Sun, sea, wealth: it’s all here in excess. Freo (that’s Fremantle to us Pommies) is a small city that sits just south of Perth on the west coast of Australia. By morning it bakes in the blinding light of the sun, yet is tempered at three in the afternoon by a punctual and cooling breeze from the ocean, fondly nicknamed the Fremantle Doctor.

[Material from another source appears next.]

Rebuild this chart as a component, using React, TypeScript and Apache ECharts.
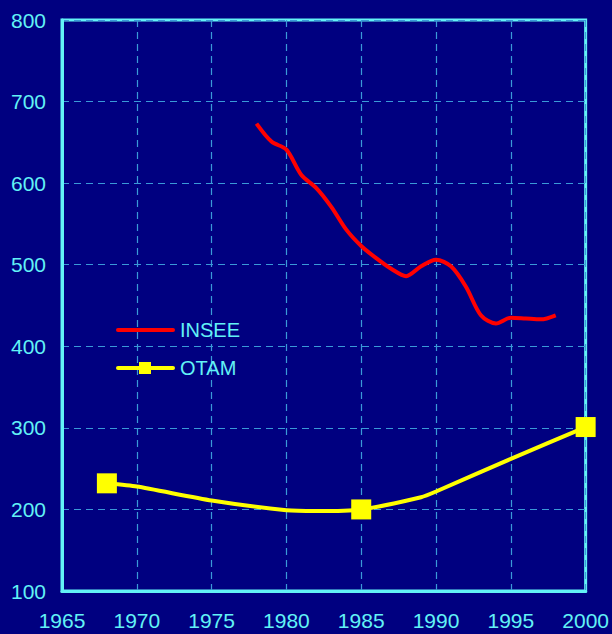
import React, { useEffect, useRef } from "react";
import * as echarts from "echarts";

const xTicks = [1965, 1970, 1975, 1980, 1985, 1990, 1995, 2000];
const yTicks = [100, 200, 300, 400, 500, 600, 700, 800];

const inseeYears = [1978, 1979, 1980, 1981, 1982, 1983, 1984, 1985, 1986, 1987, 1988, 1989, 1990, 1991, 1992, 1993, 1994, 1995, 1996, 1997, 1998];
const inseeValues = [673, 651, 641, 610, 594, 571, 543, 523, 508, 495, 486, 498, 506, 498, 473, 438, 428, 435, 434, 433, 438];

const otamYears = [1968, 1970, 1975, 1980, 1982, 1985, 1989, 1990, 1995, 2000];
const otamValues = [232, 228, 211, 199, 198, 200, 215, 222, 262, 301];
const otamMarked = [true, false, false, false, false, true, false, false, false, true];

const legendNames = ["INSEE", "OTAM"];
const legendColors = ["#ff0000", "#ffff00"];

const BG = "#000080";
const CYAN = "#62f2f6";
const GRIDC = "#3a9ad8";
const FONT = "'Liberation Sans', Arial, sans-serif";

export default function App() {
  const ref = useRef<HTMLDivElement>(null);
  useEffect(() => {
    if (!ref.current) return;
    const chart = echarts.init(ref.current, undefined, { renderer: "svg" });
    const splitLine = { show: true, lineStyle: { color: GRIDC, type: [7, 5] as any, width: 1.2 } };
    const legendY = [330, 368];
    const legendGraphics: any[] = [];
    legendNames.forEach((name, i) => {
      legendGraphics.push({
        type: "line",
        shape: { x1: 118, y1: legendY[i], x2: 173, y2: legendY[i] },
        style: { stroke: legendColors[i], lineWidth: 4, lineCap: "round" },
        z: 10,
      });
      if (name === "OTAM") {
        legendGraphics.push({
          type: "rect",
          shape: { x: 139, y: legendY[i] - 6, width: 12, height: 12 },
          style: { fill: legendColors[i] },
          z: 11,
        });
      }
      legendGraphics.push({
        type: "text",
        x: 180,
        y: legendY[i],
        style: {
          text: name,
          fill: CYAN,
          font: `20px ${FONT}`,
          textVerticalAlign: "middle",
          verticalAlign: "middle",
        },
        z: 10,
      });
    });
    chart.setOption({
      animation: false,
      backgroundColor: BG,
      grid: {
        left: 62,
        right: 26,
        top: 20,
        bottom: 43,
        show: true,
        borderColor: CYAN,
        borderWidth: 3,
        backgroundColor: "transparent",
      },
      xAxis: {
        type: "value",
        min: xTicks[0],
        max: xTicks[xTicks.length - 1],
        interval: 5,
        axisLine: { show: true, lineStyle: { color: CYAN, width: 3 } },
        axisTick: { show: false },
        splitLine,
        axisLabel: {
          color: CYAN,
          fontSize: 21,
          fontFamily: FONT,
          margin: 19,
          showMinLabel: true,
          showMaxLabel: true,
          formatter: (v: number) => String(v),
        },
      },
      yAxis: {
        type: "value",
        min: yTicks[0],
        max: yTicks[yTicks.length - 1],
        interval: 100,
        axisLine: { show: true, lineStyle: { color: CYAN, width: 3 } },
        axisTick: { show: false },
        splitLine,
        axisLabel: { color: CYAN, fontSize: 21, fontFamily: FONT, margin: 16, formatter: (v: number) => String(v) },
      },
      graphic: legendGraphics,
      series: [
        {
          name: "INSEE",
          type: "line",
          data: inseeYears.map((y, i) => [y, inseeValues[i]]),
          symbol: "none",
          smooth: 0.3,
          lineStyle: { color: "#ff0000", width: 4 },
          itemStyle: { color: "#ff0000" },
        },
        {
          name: "OTAM",
          type: "line",
          data: otamYears.map((y, i) => ({
            value: [y, otamValues[i]],
            symbol: otamMarked[i] ? "rect" : "none",
          })),
          symbol: "rect",
          symbolSize: 20,
          showAllSymbol: true,
          smooth: 0.2,
          lineStyle: { color: "#ffff00", width: 4 },
          itemStyle: { color: "#ffff00" },
        },
      ],
    });
    return () => chart.dispose();
  }, []);
  return (
    <div
      ref={ref}
      style={{ position: "fixed", left: 0, top: 0, width: 612, height: 634 }}
    />
  );
}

Fremantle has a reputation as a lefty, liberal, anything goes sort of place yet its bohemian days appear to be dwindling, if the reams of fancy cafes selling tall-skinny-lattes-with-extra-froth are anything to go by. The Arts Centre, located centrally, is really quite beautiful. Set on a historic site that was once WA’s first mental asylum built in the mid nineteenth century, its spacious, leafy, sun-dappled setting is at odds with its no doubt dark and turbulent history. My first impressions of the place leave me feeling very lucky to be affiliated with such a lively and long-standing organization.

My work has often had a time-based aspect to it whereby physical changes take place within a work, either during an exhibition or prior to it. My proposal for the residency, sent from my freezing studio in Hackney Wick, was to exploit the bright, white sunlight of WA to explore the effects of the sun on found objects and materials.

A much welcomed date in the Australian calendar (which varies according to one’s suburb or town) is Hard Rubbish Day, when residents leave their unwanted goods out on the verge to be collected. This means bin junkies like me have a field day. Given that the treasures left out on the street more often than not include perfectly functioning, quality electrical goods there is money to be made, but that is another story. I plan to make work using the things that I find in the hard rubbish collection, exploring the influence of sunlight on objects that are neglected or unwanted.